Porting a Mortgage FAQ
General information only. This is not financial advice.
Last reviewed: 2026-06-06
What does porting a mortgage mean?
Porting means transferring your existing mortgage deal — including the interest rate and remaining fixed or tracker term — from one property to another when you move. Rather than redeeming your mortgage and taking a new product, you carry the existing terms across to the new purchase. The lender treats it as a new application on the new property: your income, credit file, and the property itself are all reassessed. If you pass the lender's current criteria and the property is suitable, the port is approved and you keep your existing rate. If you need to borrow more than your current outstanding balance, the additional amount is typically placed on a separate product at current market rates.
Can I port my mortgage if I am self-employed or have complex income?

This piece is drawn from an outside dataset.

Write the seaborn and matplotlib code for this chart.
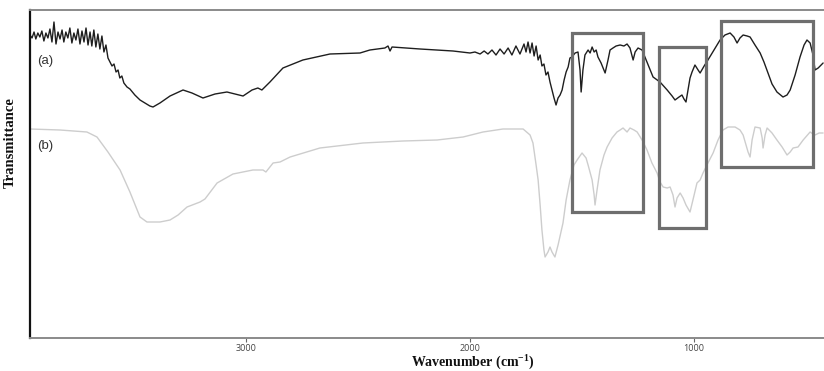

Yes, but the lender will fully reassess your affordability as if you were a new applicant. If your self-employed income has changed since your original application — typically measured via the last 2–3 years of SA302s — the lender will use your current income figures, not the ones that originally secured your deal. This can create problems if your income has dropped, your trading structure has changed (for example, sole trader to limited company), or you have taken on additional credit. Contractors assessed on day rate at origination will be reassessed on the same basis. The critical point: porting is not guaranteed; it is a re-application with a rate preservation component.
What happens if I need to borrow more than my existing mortgage balance when porting?
Top-up borrowing — where you need more than your current outstanding balance for the new property — is common when moving to a higher-value home. The lender will split the borrowing: your existing balance is ported at the current fixed or tracker rate, and the additional amount is offered at current market rates on a new product. The two parts will often have different end dates and terms. Some lenders require both parts to run on the same repayment type; others are more flexible. Affordability is assessed on the total combined borrowing. If the additional amount pushes you outside the lender's income multiple or stress test, you may not be able to top up on the port, and a full remortgage to a different lender may be the only route.
Do I pay early repayment charges if I port my mortgage?
Porting is specifically designed to avoid ERCs when you move house — that is the primary benefit. If you complete the sale and purchase simultaneously and the lender accepts the port, no ERC is triggered. However, timing is critical: if there is a gap between redeeming your mortgage on the sale and completing the purchase of the new property, most lenders charge the ERC on the redemption, then rebate it once the port completes within their allowed window (typically 30–90 days, depending on the lender). If the purchase falls through and the port is not used, the ERC may be charged in full. Always confirm the exact porting window with your lender before exchanging on either transaction.
Can I port my mortgage if I am on maternity or parental leave?
Yes, but lenders must assess your returning salary rather than your current statutory or enhanced leave pay. You will need an employer letter confirming your return-to-work date and the salary you will be returning to. The challenge with porting on parental leave is that it combines reduced current income with full affordability reassessment — some lenders are stricter on this than others. If your current lender refuses the port because of parental leave income, you face a difficult choice: wait until you return to work and potentially incur an ERC if your fixed term expires, or switch lender and pay the ERC. A broker can identify which lenders will assess returning salary favourably during leave.
What if my porting application is refused on the new property?
If your lender refuses the port — because your income no longer meets their criteria, the property fails their valuation requirements, or the LTV on the new purchase exceeds their policy — you will need to redeem the mortgage and take a new product elsewhere. This means the ERC on your existing deal is triggered. If you are within a fixed or tracker period, the ERC can be substantial — often 1–5% of the outstanding balance in the early years. Before exchanging on a new purchase, commission a Decision in Principle from your existing lender or use a broker to stress-test your porting eligibility informally to understand the risk. If there is doubt, factor the ERC into your costs before committing.
Risk warning
Your home may be repossessed if you do not keep up repayments on your mortgage. Early repayment charges can be substantial — confirm ERC amounts and porting windows with your lender before exchanging contracts.